Far more important for the rest of the planet, the 15 leaders agreed to shift the emphasis of economic policy from fighting inflation to promoting employment and growth. As an overdue public recognition that Europe cannot prosper as a fortress protected by its central bank, or escape its wider responsibilities to a world economy threatened by recession, and conceivably by outright depression, the statement was more than welcome. But it also raises awkward questions to whose answer Mr Schroder's Red-Green government holds the key. But which way will Gerhard jump ?

The signals, to put it mildly, have been confusing. The Neue Mitte was always as woolly as the Third Way: "the construction of a modern economy without sacrificing social justice" was how the Chancellor defined it yesterday. But before he took power the new Chancellor - it was assumed - was a moderniser like Mr Blair, who would try to push through the structural reforms his predecessor Helmut Kohl had failed to do. But now, who knows?

Yesterday Mr Schroder was sounding like Bill Clinton with his "tough love" talk of welfare protection that should be less a safety net than a trampoline catapulting the unemployed back to work. In fact, though, the dominant personality in his government's early days has been his old rival Oskar Lafontaine, the SPD chairman, who favours enhanced state intervention, and higher government spending and borrowing - in other words very much Old Labour.

Mr Lafontaine promises to be the most powerful German finance minister in decades. Already he has laid into the Bundesbank with gusto, and is poised to forge a close relationship with his French counterpart, Dominique Strauss-Kahn. Thus, for New Labour, there's the threat of a common Paris- Bonn agenda consisting of such nostrums as the shorter working week, increased welfare benefits, and perhaps numerical employment targets: just the sort of "old thinking" Mr Blair believed he had conclusively set behind him. The Government may pooh-pooh the risk. But the extent to which it fought (unsuccessfully) to have a seat on Euro 11 last summer shows just how seriously it takes it. In short, worrying stuff for the hardheaded men of New Labour.

The alternative however is at least as bad. Mr Blair knows full well that, outside the euro, Britain cannot pretend to real leadership, or hope to prise open the Franco-German axis. Yesterday, of course, Mr Schroder was too polite to say so bluntly. Indeed, he was almost cloying in his praise of Britain's "extraordinarily clever" approach to the problem, and its "strong determination to take a constructive position". And clever indeed Mr Blair will seem, if the euro goes wrong, and transforms his temporising into wise and farsighted statesmanship.

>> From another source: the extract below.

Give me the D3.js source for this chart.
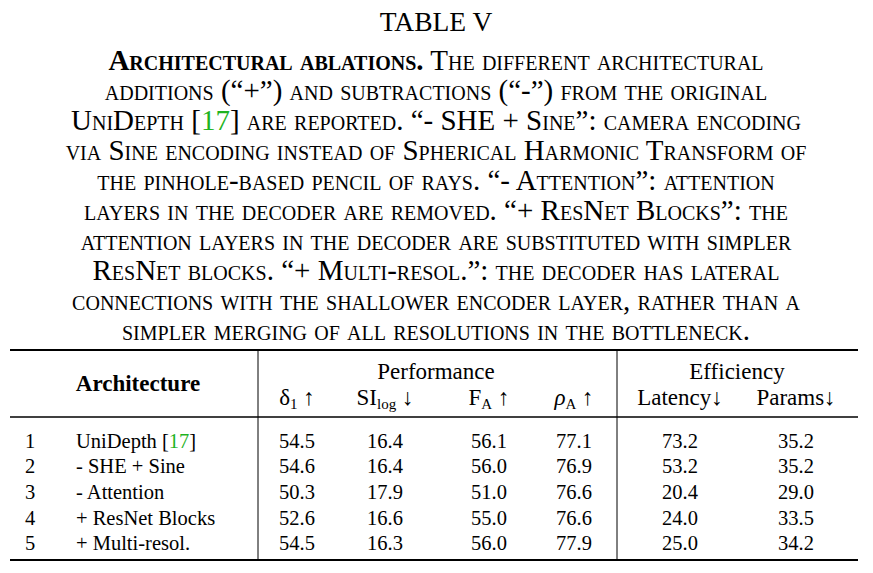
<!DOCTYPE html>
<html><head><meta charset="utf-8">
<script src="https://cdn.jsdelivr.net/npm/d3@7"></script>
<style>body{margin:0;background:#fff}text{font-family:"Liberation Serif","Times New Roman",serif;fill:#000}</style>
</head><body>
<script>
const title = "TABLE V";
// caption lines: arrays of [text, style] with style "b" bold, "c" citation, "" normal
const captionLines = [
  [["Architectural ablations.", "b"], [" The different architectural", ""]],
  [["additions (“+”) and subtractions (“-”) from the original", ""]],
  [["UniDepth [", ""], ["17", "c"], ["] are reported. “- SHE + Sine”: camera encoding", ""]],
  [["via Sine encoding instead of Spherical Harmonic Transform of", ""]],
  [["the pinhole-based pencil of rays. “- Attention”: attention", ""]],
  [["layers in the decoder are removed. “+ ResNet Blocks”: the", ""]],
  [["attention layers in the decoder are substituted with simpler", ""]],
  [["ResNet blocks. “+ Multi-resol.”: the decoder has lateral", ""]],
  [["connections with the shallower encoder layer, rather than a", ""]],
  [["simpler merging of all resolutions in the bottleneck.", ""]]
];
const ids = ["1", "2", "3", "4", "5"];
const architectures = ["UniDepth", "- SHE + Sine", "- Attention", "+ ResNet Blocks", "+ Multi-resol."];
const delta1 = [54.5, 54.6, 50.3, 52.6, 54.5];
const silog = [16.4, 16.4, 17.9, 16.6, 16.3];
const fa = [56.1, 56.0, 51.0, 55.0, 56.0];
const rhoa = [77.1, 76.9, 76.6, 76.6, 77.9];
const latency = [73.2, 53.2, 20.4, 24.0, 25.0];
const params = [35.2, 35.2, 29.0, 33.5, 34.2];
const valueCols = [delta1, silog, fa, rhoa, latency, params];
const colX = [297, 385, 489, 574, 680, 796];

const svg = d3.select("body").append("svg").attr("width", 873).attr("height", 573);
svg.append("text").attr("x", 436).attr("y", 31).attr("text-anchor", "middle")
  .attr("font-size", 27.5).text(title);

const cap = svg.selectAll("text.cap").data(captionLines).enter().append("text")
  .attr("class", "cap").attr("x", 436).attr("y", (d, i) => 70 + i * 30)
  .attr("text-anchor", "middle").attr("font-size", 29).style("font-variant", "small-caps");
cap.selectAll("tspan").data(d => d).enter().append("tspan")
  .attr("font-weight", d => d[1] === "b" ? "bold" : null)
  .style("fill", d => d[1] === "c" ? "#1fb31f" : null)
  .text(d => d[0]);

const y = d3.scaleBand().domain(ids).range([428, 556]);
const rule = (y0, w) => svg.append("line").attr("x1", 10).attr("x2", 858).attr("y1", y0).attr("y2", y0)
  .attr("stroke", "#000").attr("stroke-width", w);
rule(350, 2.2); rule(417, 1.3); rule(560, 2.2);
[258, 617].forEach(x => svg.append("line").attr("x1", x).attr("x2", x).attr("y1", 351).attr("y2", 559)
  .attr("stroke", "#000").attr("stroke-width", 1));

const fs = 20.5, hs = 23;
svg.append("text").attr("x", 138).attr("y", 391).attr("text-anchor", "middle").attr("font-size", hs)
  .attr("font-weight", "bold").text("Architecture");
svg.append("text").attr("x", 436).attr("y", 379).attr("text-anchor", "middle").attr("font-size", hs).text("Performance");
svg.append("text").attr("x", 737).attr("y", 379).attr("text-anchor", "middle").attr("font-size", hs).text("Efficiency");

const heads = [
  [["δ", ""], ["1", "sub"], [" ↑", ""]],
  [["SI", ""], ["log", "sub"], [" ↓", ""]],
  [["F", ""], ["A", "sub"], [" ↑", ""]],
  [["ρ", "i"], ["A", "sub"], [" ↑", ""]],
  [["Latency↓", ""]],
  [["Params↓", ""]]
];
const ht = svg.selectAll("text.head").data(heads).enter().append("text").attr("class", "head")
  .attr("x", (d, i) => colX[i]).attr("y", 405).attr("text-anchor", "middle").attr("font-size", hs);
ht.selectAll("tspan").data(d => d).enter().append("tspan")
  .attr("font-size", d => d[1] === "sub" ? 15 : null)
  .attr("font-style", d => d[1] === "i" ? "italic" : null)
  .attr("dy", (d, i, n) => d[1] === "sub" ? 4 : (i > 0 && n[i - 1].__data__[1] === "sub" ? -4 : null))
  .text(d => d[0]);

const rows = svg.selectAll("g.row").data(ids).enter().append("g").attr("class", "row")
  .attr("transform", d => `translate(0,${y(d) + y.bandwidth() / 2 + 7})`);
rows.append("text").attr("x", 30).attr("text-anchor", "middle").attr("font-size", fs).text(d => d);
const nm = rows.append("text").attr("x", 76).attr("font-size", fs);
nm.append("tspan").text((d, i) => architectures[i]);
nm.filter((d, i) => i === 0).each(function () {
  const t = d3.select(this);
  t.append("tspan").text(" [");
  t.append("tspan").style("fill", "#1fb31f").text("17");
  t.append("tspan").text("]");
});
valueCols.forEach((col, c) => {
  rows.append("text").attr("x", colX[c]).attr("text-anchor", "middle").attr("font-size", fs)
    .text((d, i) => col[i].toFixed(1));
});
</script>
</body></html>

But the single currency has simply become too important to fail, and that, too, our Prime Minister knows full well. Thus Britain's quiet sidle into euro-land, even as a majority of the public continues to oppose it. The policy of "prepare and decide" remains, Gordon Brown assured the CBI yesterday, even as he announced a speed-up of preparations for future membership of the single currency, complete with an "Outline National Changeover Plan".

Outwardly, everything remains the same; but in truth the option of staying out is narrowing by the week. Even friend Gerhard said so: "Britain is part of Europe. Britain must join the single currency." If we do not, then all yesterday's cooing about the Third Way, far from being a beacon for the future, will be an empty consolation prize in a race we never really entered.